Kaigara Bushi (貝殻節, literally Shell tune), also spelled Kaigarabushi or Kaigara-bushi, is a Japanese folk song that originated in Hamamura Onsen, Ketaka Town, Tottori City, Tottori Prefecture. It is a work song of the fishermen who worked on the Japan Sea coast.

== History ==
It is not known when this folk song originated. On the sea coast of Hamamura Onsen (:ja:浜村温泉), Ketaka Town (:ja:気高町), Tottori City in central Tottori Prefecture, there used to appear in several year cycles abundant shellfish, which the fishermen caught by bottom trawling.

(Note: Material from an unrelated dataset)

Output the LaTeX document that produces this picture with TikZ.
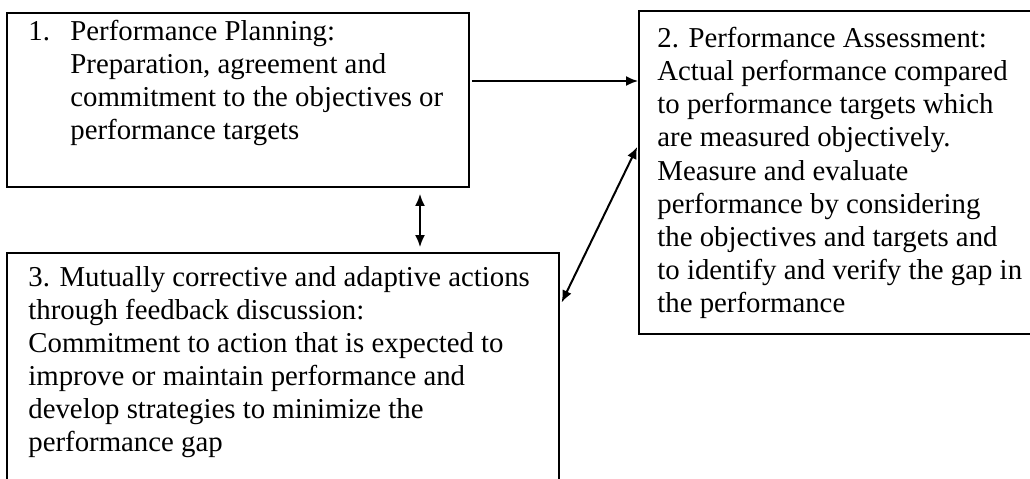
\documentclass[tikz,border=0pt]{standalone}
\usepackage{fontspec}
\setmainfont{Liberation Serif}
\usetikzlibrary{fit,arrows.meta}
\tikzset{
  box/.style={draw, line width=0.9pt, inner sep=0pt},
  txt/.style={anchor=north west, inner sep=0pt, align=left,
    font=\fontsize{14.4}{16.55}\selectfont},
  arr/.style={line width=1pt, >={Latex[length=6pt,width=5pt]}},
}
\begin{document}
\begin{tikzpicture}[x=0.5pt,y=-0.5pt]
\useasboundingbox (0,0) rectangle (1030,478);
\clip (0,0) rectangle (1030,478); % boxes 2 and 3 run off the page
% the three boxes
\node[box, fit={(7,13) (469,187)}] (plan) {};
\node[box, fit={(639,11) (1045,334)}] (assess) {};
\node[box, fit={(7,253) (559,520)}] (action) {};
% their texts
\node[txt] (plantxt) at (70,20) {\llap{\makebox[21pt][l]{1.}}Performance Planning:\\
  Preparation, agreement and\\
  commitment to the objectives or\\
  performance targets};
\node[txt] (assesstxt) at (657,27) {2. Performance Assessment:\\
  Actual performance compared\\
  to performance targets which\\
  are measured objectively.\\
  Measure and evaluate\\
  performance by considering\\
  the objectives and targets and\\
  to identify and verify the gap in\\
  the performance};
\node[txt] (actiontxt) at (28,266) {3. Mutually corrective and adaptive actions\\
  through feedback discussion:\\
  Commitment to action that is expected to\\
  improve or maintain performance and\\
  develop strategies to minimize the\\
  performance gap};
% connectors
\coordinate (h) at (0,81);
\coordinate (v) at (420,0);
\coordinate (dtop) at (0,145);
\coordinate (dbot) at (0,306);
\draw[arr,->,shorten <=1pt] (plan.east |- h) -- (assess.west |- h);
\draw[arr,<->,shorten <=3pt,shorten >=2.5pt] (plan.south -| v) -- (action.north -| v);
\draw[arr,<->,shorten <=1pt,shorten >=2pt] (assess.west |- dtop) -- (action.east |- dbot);
\end{tikzpicture}
\end{document}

Rowing the boat pulling the trawling net was such hard labor that the rowers used to sing this song, consoling themselves.

== Words ==
The most common words of this folk song starts with "Nan no inga de kaigara kogi narouta?", which means "What destiny has made me to row the boat to catch shellfish?"

== Dance ==
Several styles of dance to this music are known. They are most popular at the bon dances in Tottori Prefecture and the nearby prefectures. Each August, a festival of Kaigara Bushi dance, fire displays and local food is held in Ketaka Town, Tottori City.

Professional dancers, such as the geisha at indoor dances in Hamamura Onsen, sometimes hold small dishes so they can imitate clacking of the shells.